Online advertising is the new Holy Grail and he estimates there is about $20bn of new advertising to be spent on the web; clients spend an average of 19 per cent of their total online now but he predicts this could go to 30 per cent over time. For example, client spending has gone up by only 4 per cent to $2.5bn for News Corporation this year, but spending with Google has risen from $1.6bn to $2bn and has doubled on Facebook from $200m to $400m.
"Just look at Amazon – it's proving a real threat to many companies. Our media day has expanded – the number of hours people spend online and watching TV has shot up."
He predicts another shift in the geo-political axis towards the south, alongside the east: "The 21st century is not for retiring minds; there are some big challenges which we could all get very wrong.
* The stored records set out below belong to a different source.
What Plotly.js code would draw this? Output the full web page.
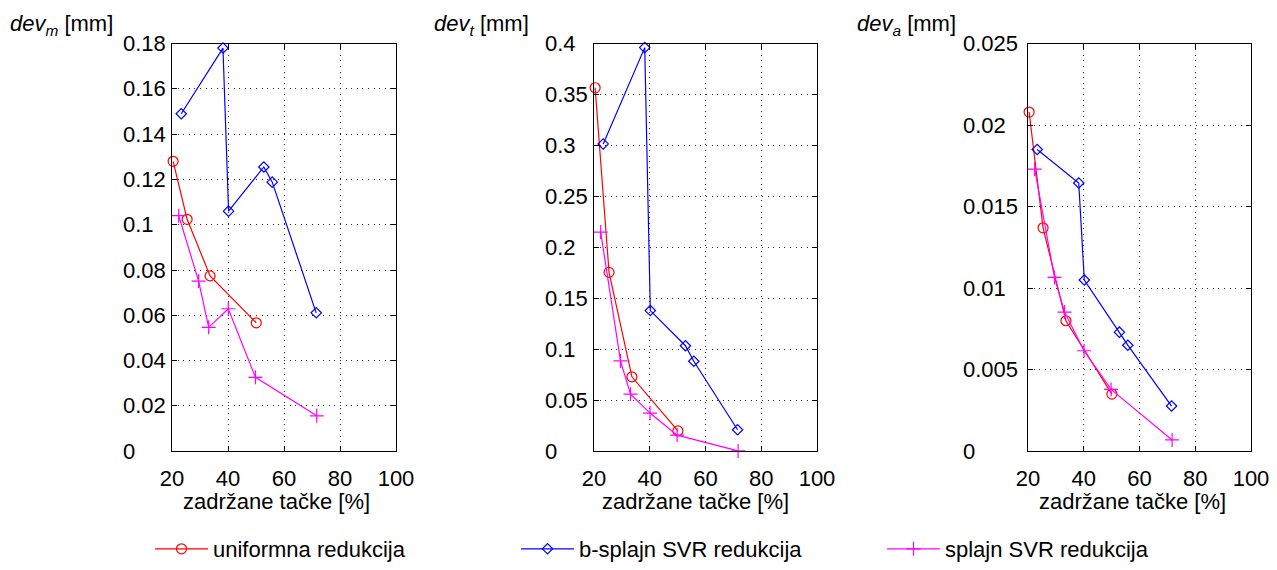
<!DOCTYPE html>
<html>
<head>
<meta charset="utf-8">
<script src="https://cdn.plot.ly/plotly-3.0.1.min.js"></script>
<style>
  html, body { margin: 0; padding: 0; background: #fff; }
  #chart { width: 1277px; height: 570px; }
</style>
</head>
<body>
<div id="chart"></div>
<script>
// Retained points [%] for each reduction method
const uniformKept = [20.4, 25.4, 33.6, 50.1];
const bsplineKept = [23.3, 38.2, 40.2, 52.8, 55.8, 71.5];
const splineKept  = [22.4, 29.5, 33.1, 40.1, 49.8, 71.7];

// Mean deviation dev_m [mm]
const uniformDevM = [0.128, 0.1024, 0.0774, 0.0567];
const bsplineDevM = [0.149, 0.178, 0.106, 0.1255, 0.1188, 0.0611];
const splineDevM  = [0.104, 0.0751, 0.0547, 0.0629, 0.0326, 0.0156];

// Deviation dev_t [mm]
const uniformDevT = [0.3566, 0.1755, 0.073, 0.0199];
const bsplineDevT = [0.3015, 0.396, 0.138, 0.1035, 0.0883, 0.021];
const splineDevT  = [0.215, 0.0886, 0.056, 0.0374, 0.0158, 0.0003];

// Deviation dev_a [mm]
const uniformDevA = [0.0208, 0.0137, 0.0080, 0.0035];
const bsplineDevA = [0.0185, 0.01645, 0.0105, 0.0073, 0.0065, 0.00277];
const splineDevA  = [0.0173, 0.01066, 0.00853, 0.00616, 0.00379, 0.00069];

// Series names
const seriesNames = ['uniformna redukcija', 'b-splajn SVR redukcija', 'splajn SVR redukcija'];

// Tick values / labels
const keptTicks = [20, 40, 60, 80, 100];
const devMTicks = ['0', '0.02', '0.04', '0.06', '0.08', '0.1', '0.12', '0.14', '0.16', '0.18'];
const devTTicks = ['0', '0.05', '0.1', '0.15', '0.2', '0.25', '0.3', '0.35', '0.4'];
const devATicks = ['0', '0.005', '0.01', '0.015', '0.02', '0.025'];

// Axis titles
const xTitle = 'zadržane tačke [%]';
const yTitles = ['<i>dev<sub>m</sub></i> [mm]', '<i>dev<sub>t</sub></i> [mm]', '<i>dev<sub>a</sub></i> [mm]'];

const W = 1277, H = 570;
const FONT = 'Liberation Sans, Arial, Helvetica, sans-serif';
const FS = 22;
const colors = ['#ff0000', '#0000ff', '#ff00ff'];
const symbols = ['circle-open', 'diamond-open', 'cross-thin-open'];
const markerSizes = [10, 8, 10];

// Panel geometry (pixels)
const panels = [
  { x0: 172, x1: 396, labelX: 121, titleX: 8,   xTitleC: 276 },
  { x0: 594, x1: 817, labelX: 543, titleX: 432, xTitleC: 695 },
  { x0: 1028, x1: 1251, labelX: 961, titleX: 855, xTitleC: 1132 }
];
const yTop = 44, yBottom = 456;
const yDomain = [1 - yBottom / H, 1 - yTop / H];

const panelData = [
  { ys: [uniformDevM, bsplineDevM, splineDevM], ticks: devMTicks },
  { ys: [uniformDevT, bsplineDevT, splineDevT], ticks: devTTicks },
  { ys: [uniformDevA, bsplineDevA, splineDevA], ticks: devATicks }
];
const keptSets = [uniformKept, bsplineKept, splineKept];

const traces = [];
panelData.forEach((p, pi) => {
  const sfx = pi === 0 ? '' : String(pi + 1);
  p.ys.forEach((yv, si) => {
    traces.push({
      type: 'scatter', mode: 'lines+markers',
      x: keptSets[si], y: yv,
      xaxis: 'x' + sfx, yaxis: 'y' + sfx,
      name: seriesNames[si],
      legendgroup: seriesNames[si],
      showlegend: pi === 0,
      line: { color: colors[si], width: 1.2 },
      marker: { symbol: symbols[si], size: markerSizes[si], color: colors[si], line: { color: colors[si], width: 1.2 } },
      cliponaxis: false,
      hoverinfo: 'x+y'
    });
  });
});

const gridCommon = {
  ticks: 'inside', ticklen: 5, tickwidth: 1, tickcolor: '#000',
  showline: true, linecolor: '#000', linewidth: 1, mirror: 'ticks',
  showgrid: true, gridcolor: 'rgba(0,0,0,0.85)', gridwidth: 1, griddash: '1px,4.6px',
  zeroline: false, fixedrange: true
};

const layout = {
  width: W, height: H,
  margin: { l: 0, r: 0, t: 0, b: 0 },
  paper_bgcolor: '#fff', plot_bgcolor: '#fff',
  font: { family: FONT, size: FS, color: '#000' },
  showlegend: true,
  legend: {
    orientation: 'h', x: 150 / W, xanchor: 'left', y: 1 - 555 / H, yanchor: 'middle',
    itemwidth: 53,
    entrywidth: 298, entrywidthmode: 'pixels',
    font: { family: FONT, size: FS, color: '#000' },
    bgcolor: 'rgba(0,0,0,0)', borderwidth: 0, itemclick: false, itemdoubleclick: false
  },
  annotations: [],
  hovermode: 'closest'
};

panels.forEach((pn, pi) => {
  const sfx = pi === 0 ? '' : String(pi + 1);
  const ticks = panelData[pi].ticks.map(Number);
  layout['xaxis' + sfx] = Object.assign({}, gridCommon, {
    domain: [pn.x0 / W, pn.x1 / W], anchor: 'y' + sfx,
    range: [20, 100], tickmode: 'array', tickvals: keptTicks,
    ticktext: keptTicks.map(String),
    tickfont: { family: FONT, size: FS, color: '#000' },
    ticklabelstandoff: 7
  });
  layout['yaxis' + sfx] = Object.assign({}, gridCommon, {
    domain: yDomain, anchor: 'x' + sfx,
    range: [0, ticks[ticks.length - 1]], tickmode: 'array', tickvals: ticks,
    showticklabels: false
  });
  // left-aligned y tick labels
  panelData[pi].ticks.forEach(t => {
    layout.annotations.push({
      xref: 'paper', x: pn.labelX / W, xanchor: 'left',
      yref: 'y' + sfx, y: Number(t), yanchor: 'middle',
      text: t, showarrow: false,
      font: { family: FONT, size: FS, color: '#000' }
    });
  });
  // y title above the panel
  layout.annotations.push({
    xref: 'paper', x: pn.titleX / W, xanchor: 'left',
    yref: 'paper', y: 1 - 25 / H, yanchor: 'middle',
    text: yTitles[pi], showarrow: false,
    font: { family: FONT, size: FS, color: '#000' }
  });
  // x title under the panel
  layout.annotations.push({
    xref: 'paper', x: pn.xTitleC / W, xanchor: 'center',
    yref: 'paper', y: 1 - 507 / H, yanchor: 'middle',
    text: xTitle, showarrow: false,
    font: { family: FONT, size: FS, color: '#000' }
  });
});

Plotly.newPlot('chart', traces, layout, { displayModeBar: false, responsive: false });
</script>
</body>
</html>
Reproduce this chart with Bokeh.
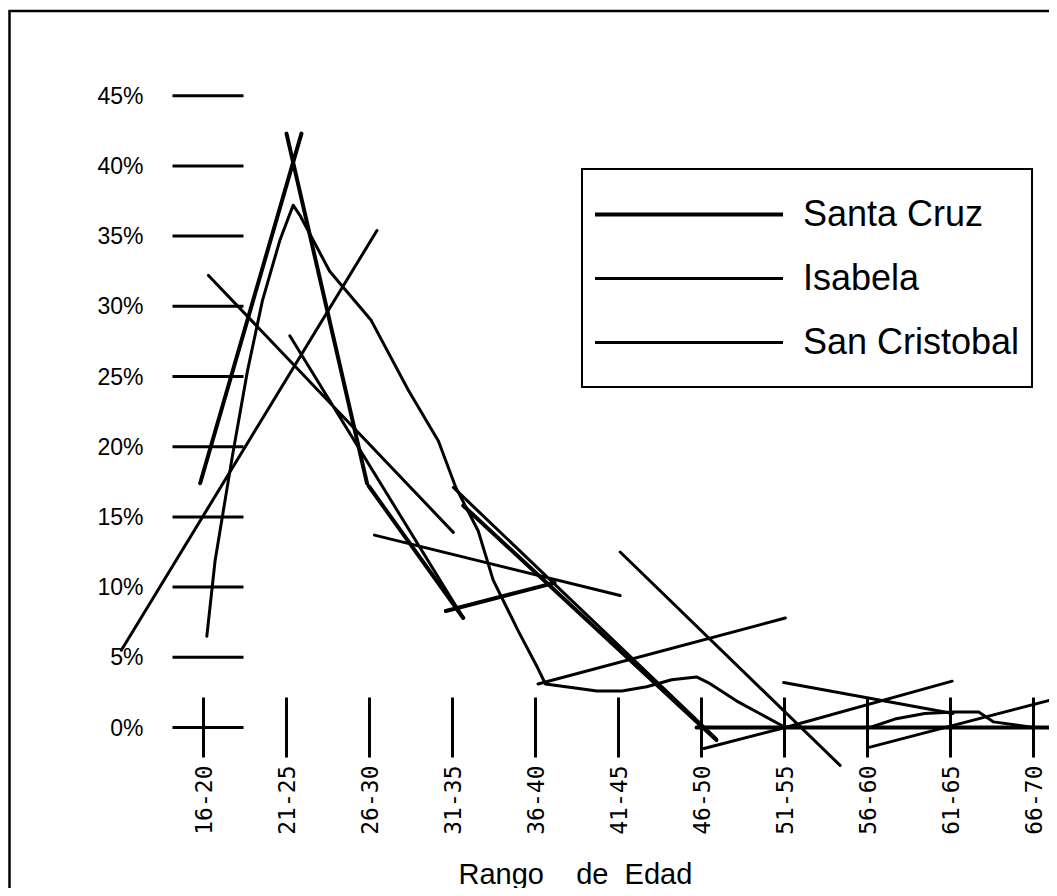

But if we get it right, there will be interesting opportunities emerging in South America, the Middle East as well as Africa; the World Cup in Brazil will bring big benefits just as it did to South Africa."
Famed for coining the alphabet to analyse economic growth, Sir Martin says his LUV-shaped recovery has turned out to be more LuVVY in shape and predicts recovery in the West will take years. Indeed, he wonders whether corporates – which are sitting on trillions of cash in the US and Europe – will ever behave as they did before 2009.
"Companies are terrified of spending, and investing. It's not simply about confidence, they fear making mistakes; the shock to corporate confidence after Lehman was almost as profound as the impact on the banks."
At the same time advertising is changing – more focused towards responsible consumption: "In the long-term, companies know they have to be responsible, particularly in these tough times; they are not paying lip-service to corporate and social responsibility, their staff want it as well as consumers. So do ours. It makes business sense."
What will he do if the WPP vote goes against him?
He shrugged again, and you sense he's been bruised by the controversy: "The Government makes the rules and we make our choices. If government or institutions think pay is excessive, tax it. Don't fiddle with the market."
Long-term rewards: Sir Martin Sorrell
Sir Martin's salary rose by 30 per cent in 2011 to £1.3m, there was a £2m cash bonus and £3m in shares, a pension contribution of £585,000, plus other benefits of £459,000, making a total of £7.34m. Add in the long-term incentive plans from 2006 to 2010, and that's another £5.6m – which he was allocated in shares – bringing the total up to £12.9m.